BEGIN Supplied records

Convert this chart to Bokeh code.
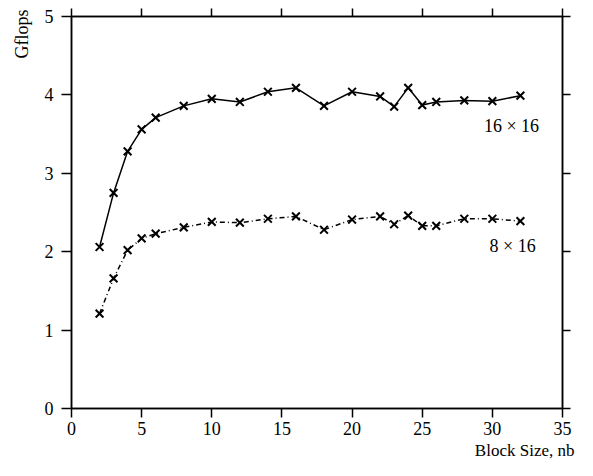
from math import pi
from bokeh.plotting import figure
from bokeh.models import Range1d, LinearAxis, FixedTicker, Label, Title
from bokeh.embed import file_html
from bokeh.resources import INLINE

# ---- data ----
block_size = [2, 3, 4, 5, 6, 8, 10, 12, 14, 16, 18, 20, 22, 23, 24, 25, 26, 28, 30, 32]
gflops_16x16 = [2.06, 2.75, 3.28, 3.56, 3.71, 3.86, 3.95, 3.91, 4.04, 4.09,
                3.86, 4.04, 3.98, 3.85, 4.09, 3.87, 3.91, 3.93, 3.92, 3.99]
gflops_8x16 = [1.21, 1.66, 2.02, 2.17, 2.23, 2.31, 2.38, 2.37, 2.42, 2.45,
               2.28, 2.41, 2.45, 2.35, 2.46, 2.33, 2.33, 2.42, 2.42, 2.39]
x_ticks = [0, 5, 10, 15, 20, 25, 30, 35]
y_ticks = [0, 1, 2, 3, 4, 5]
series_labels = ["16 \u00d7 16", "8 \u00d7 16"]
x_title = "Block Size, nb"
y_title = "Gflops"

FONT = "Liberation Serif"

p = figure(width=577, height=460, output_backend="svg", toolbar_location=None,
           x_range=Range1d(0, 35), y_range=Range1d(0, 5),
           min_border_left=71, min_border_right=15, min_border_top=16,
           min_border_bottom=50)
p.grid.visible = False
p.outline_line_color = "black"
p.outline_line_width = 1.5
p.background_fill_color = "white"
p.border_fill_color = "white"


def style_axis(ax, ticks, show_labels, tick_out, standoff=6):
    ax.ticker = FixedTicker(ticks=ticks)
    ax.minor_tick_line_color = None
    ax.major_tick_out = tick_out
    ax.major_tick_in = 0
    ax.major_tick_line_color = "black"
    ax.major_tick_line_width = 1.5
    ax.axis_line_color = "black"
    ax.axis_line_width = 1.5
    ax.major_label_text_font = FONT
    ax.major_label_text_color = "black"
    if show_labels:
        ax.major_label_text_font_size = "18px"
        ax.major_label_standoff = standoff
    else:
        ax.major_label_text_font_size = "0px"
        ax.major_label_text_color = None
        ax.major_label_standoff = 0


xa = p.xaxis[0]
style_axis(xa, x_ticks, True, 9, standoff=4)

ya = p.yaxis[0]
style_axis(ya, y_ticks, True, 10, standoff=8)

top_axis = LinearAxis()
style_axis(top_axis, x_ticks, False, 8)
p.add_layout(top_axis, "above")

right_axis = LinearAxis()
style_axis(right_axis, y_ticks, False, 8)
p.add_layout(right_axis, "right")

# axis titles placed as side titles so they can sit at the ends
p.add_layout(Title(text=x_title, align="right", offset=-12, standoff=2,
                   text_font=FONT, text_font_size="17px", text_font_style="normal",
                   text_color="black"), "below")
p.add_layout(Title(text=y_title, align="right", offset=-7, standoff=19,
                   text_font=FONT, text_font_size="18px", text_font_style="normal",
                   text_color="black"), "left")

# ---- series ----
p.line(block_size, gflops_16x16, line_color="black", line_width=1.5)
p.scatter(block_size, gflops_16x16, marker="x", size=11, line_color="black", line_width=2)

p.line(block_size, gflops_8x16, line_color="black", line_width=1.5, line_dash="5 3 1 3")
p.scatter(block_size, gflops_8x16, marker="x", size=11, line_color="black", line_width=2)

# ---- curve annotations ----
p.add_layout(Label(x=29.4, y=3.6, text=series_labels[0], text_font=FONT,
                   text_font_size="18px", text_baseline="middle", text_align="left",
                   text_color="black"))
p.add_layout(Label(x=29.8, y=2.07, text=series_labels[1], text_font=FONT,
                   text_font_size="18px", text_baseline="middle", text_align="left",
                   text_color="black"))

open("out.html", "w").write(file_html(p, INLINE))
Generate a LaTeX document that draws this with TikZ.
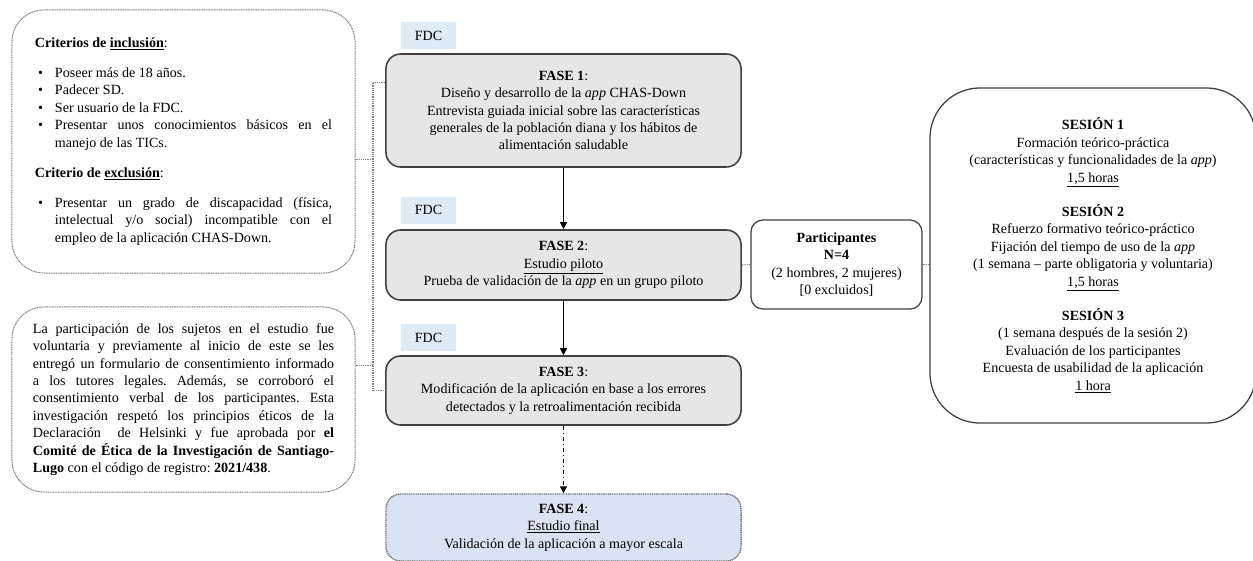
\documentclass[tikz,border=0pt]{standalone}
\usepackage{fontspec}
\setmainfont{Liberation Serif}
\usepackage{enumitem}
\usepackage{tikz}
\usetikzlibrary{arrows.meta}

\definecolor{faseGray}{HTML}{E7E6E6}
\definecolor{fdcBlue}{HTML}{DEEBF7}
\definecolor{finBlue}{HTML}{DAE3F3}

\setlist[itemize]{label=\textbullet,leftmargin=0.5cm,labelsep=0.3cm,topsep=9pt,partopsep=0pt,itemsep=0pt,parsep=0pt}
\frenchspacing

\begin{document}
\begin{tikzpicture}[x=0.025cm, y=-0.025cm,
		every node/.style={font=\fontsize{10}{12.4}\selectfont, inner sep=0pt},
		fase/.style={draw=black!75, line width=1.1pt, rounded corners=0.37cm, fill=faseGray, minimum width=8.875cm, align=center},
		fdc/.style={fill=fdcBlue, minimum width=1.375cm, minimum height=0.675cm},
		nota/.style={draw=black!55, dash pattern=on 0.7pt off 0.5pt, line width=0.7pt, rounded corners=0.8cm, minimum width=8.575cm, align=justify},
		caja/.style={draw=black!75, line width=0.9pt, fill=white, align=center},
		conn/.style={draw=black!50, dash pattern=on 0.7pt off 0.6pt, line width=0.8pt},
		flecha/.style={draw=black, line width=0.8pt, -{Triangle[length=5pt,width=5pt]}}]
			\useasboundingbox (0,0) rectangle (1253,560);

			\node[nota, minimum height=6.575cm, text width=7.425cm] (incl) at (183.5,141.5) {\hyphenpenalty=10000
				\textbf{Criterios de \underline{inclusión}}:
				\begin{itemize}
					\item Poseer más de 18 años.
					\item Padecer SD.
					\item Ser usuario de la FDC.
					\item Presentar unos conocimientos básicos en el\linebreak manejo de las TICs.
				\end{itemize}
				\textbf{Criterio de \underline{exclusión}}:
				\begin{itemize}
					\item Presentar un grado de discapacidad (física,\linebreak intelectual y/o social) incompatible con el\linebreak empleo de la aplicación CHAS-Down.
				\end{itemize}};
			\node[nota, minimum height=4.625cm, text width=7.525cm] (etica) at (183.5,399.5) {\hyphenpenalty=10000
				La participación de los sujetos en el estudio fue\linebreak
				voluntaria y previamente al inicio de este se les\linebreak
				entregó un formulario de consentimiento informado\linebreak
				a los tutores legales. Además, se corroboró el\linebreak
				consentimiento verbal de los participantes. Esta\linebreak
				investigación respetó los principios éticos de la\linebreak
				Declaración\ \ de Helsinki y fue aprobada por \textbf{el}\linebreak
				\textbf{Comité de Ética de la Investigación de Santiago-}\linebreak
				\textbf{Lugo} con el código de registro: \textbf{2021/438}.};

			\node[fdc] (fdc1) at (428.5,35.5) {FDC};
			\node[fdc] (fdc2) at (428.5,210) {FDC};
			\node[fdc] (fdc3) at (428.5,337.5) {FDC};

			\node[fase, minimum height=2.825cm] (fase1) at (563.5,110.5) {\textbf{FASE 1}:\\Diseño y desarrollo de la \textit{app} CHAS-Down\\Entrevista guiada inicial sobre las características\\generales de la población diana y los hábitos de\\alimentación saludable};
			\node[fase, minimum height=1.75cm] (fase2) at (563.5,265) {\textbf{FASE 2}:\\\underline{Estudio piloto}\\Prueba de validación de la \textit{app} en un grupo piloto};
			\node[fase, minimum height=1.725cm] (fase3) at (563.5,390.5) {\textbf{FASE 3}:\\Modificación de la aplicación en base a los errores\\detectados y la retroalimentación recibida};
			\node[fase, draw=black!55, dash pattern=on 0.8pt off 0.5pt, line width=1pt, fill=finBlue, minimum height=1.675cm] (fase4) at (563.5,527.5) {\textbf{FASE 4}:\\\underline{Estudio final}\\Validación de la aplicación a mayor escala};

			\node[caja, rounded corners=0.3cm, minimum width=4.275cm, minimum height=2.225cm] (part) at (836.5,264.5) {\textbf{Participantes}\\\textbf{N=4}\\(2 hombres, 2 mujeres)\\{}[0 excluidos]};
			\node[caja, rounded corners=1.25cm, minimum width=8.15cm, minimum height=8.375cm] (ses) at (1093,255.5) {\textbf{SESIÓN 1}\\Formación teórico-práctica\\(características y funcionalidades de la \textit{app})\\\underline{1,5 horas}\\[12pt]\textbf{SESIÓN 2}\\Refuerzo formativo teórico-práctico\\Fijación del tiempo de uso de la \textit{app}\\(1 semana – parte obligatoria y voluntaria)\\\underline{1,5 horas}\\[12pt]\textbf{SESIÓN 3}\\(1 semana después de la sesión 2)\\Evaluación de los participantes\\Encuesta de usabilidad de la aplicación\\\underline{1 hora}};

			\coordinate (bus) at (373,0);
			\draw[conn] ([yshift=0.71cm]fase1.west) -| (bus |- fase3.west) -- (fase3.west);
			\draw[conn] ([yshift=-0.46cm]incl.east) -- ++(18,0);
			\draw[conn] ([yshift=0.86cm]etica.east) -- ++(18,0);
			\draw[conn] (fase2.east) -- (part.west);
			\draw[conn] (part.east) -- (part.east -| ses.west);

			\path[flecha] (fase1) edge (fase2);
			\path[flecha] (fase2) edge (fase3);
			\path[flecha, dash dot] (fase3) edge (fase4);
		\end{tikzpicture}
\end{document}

END Supplied records

Beginning with the first line of the records above, extract each line exactly through the line that holds "style_axis(xa, x_ticks, True, 9, standoff=4)", both ends included. Omit pictures.

Result of the exercise >>
Convert this chart to Bokeh code.
from math import pi
from bokeh.plotting import figure
from bokeh.models import Range1d, LinearAxis, FixedTicker, Label, Title
from bokeh.embed import file_html
from bokeh.resources import INLINE

# ---- data ----
block_size = [2, 3, 4, 5, 6, 8, 10, 12, 14, 16, 18, 20, 22, 23, 24, 25, 26, 28, 30, 32]
gflops_16x16 = [2.06, 2.75, 3.28, 3.56, 3.71, 3.86, 3.95, 3.91, 4.04, 4.09,
                3.86, 4.04, 3.98, 3.85, 4.09, 3.87, 3.91, 3.93, 3.92, 3.99]
gflops_8x16 = [1.21, 1.66, 2.02, 2.17, 2.23, 2.31, 2.38, 2.37, 2.42, 2.45,
               2.28, 2.41, 2.45, 2.35, 2.46, 2.33, 2.33, 2.42, 2.42, 2.39]
x_ticks = [0, 5, 10, 15, 20, 25, 30, 35]
y_ticks = [0, 1, 2, 3, 4, 5]
series_labels = ["16 \u00d7 16", "8 \u00d7 16"]
x_title = "Block Size, nb"
y_title = "Gflops"

FONT = "Liberation Serif"

p = figure(width=577, height=460, output_backend="svg", toolbar_location=None,
           x_range=Range1d(0, 35), y_range=Range1d(0, 5),
           min_border_left=71, min_border_right=15, min_border_top=16,
           min_border_bottom=50)
p.grid.visible = False
p.outline_line_color = "black"
p.outline_line_width = 1.5
p.background_fill_color = "white"
p.border_fill_color = "white"


def style_axis(ax, ticks, show_labels, tick_out, standoff=6):
    ax.ticker = FixedTicker(ticks=ticks)
    ax.minor_tick_line_color = None
    ax.major_tick_out = tick_out
    ax.major_tick_in = 0
    ax.major_tick_line_color = "black"
    ax.major_tick_line_width = 1.5
    ax.axis_line_color = "black"
    ax.axis_line_width = 1.5
    ax.major_label_text_font = FONT
    ax.major_label_text_color = "black"
    if show_labels:
        ax.major_label_text_font_size = "18px"
        ax.major_label_standoff = standoff
    else:
        ax.major_label_text_font_size = "0px"
        ax.major_label_text_color = None
        ax.major_label_standoff = 0


xa = p.xaxis[0]
style_axis(xa, x_ticks, True, 9, standoff=4)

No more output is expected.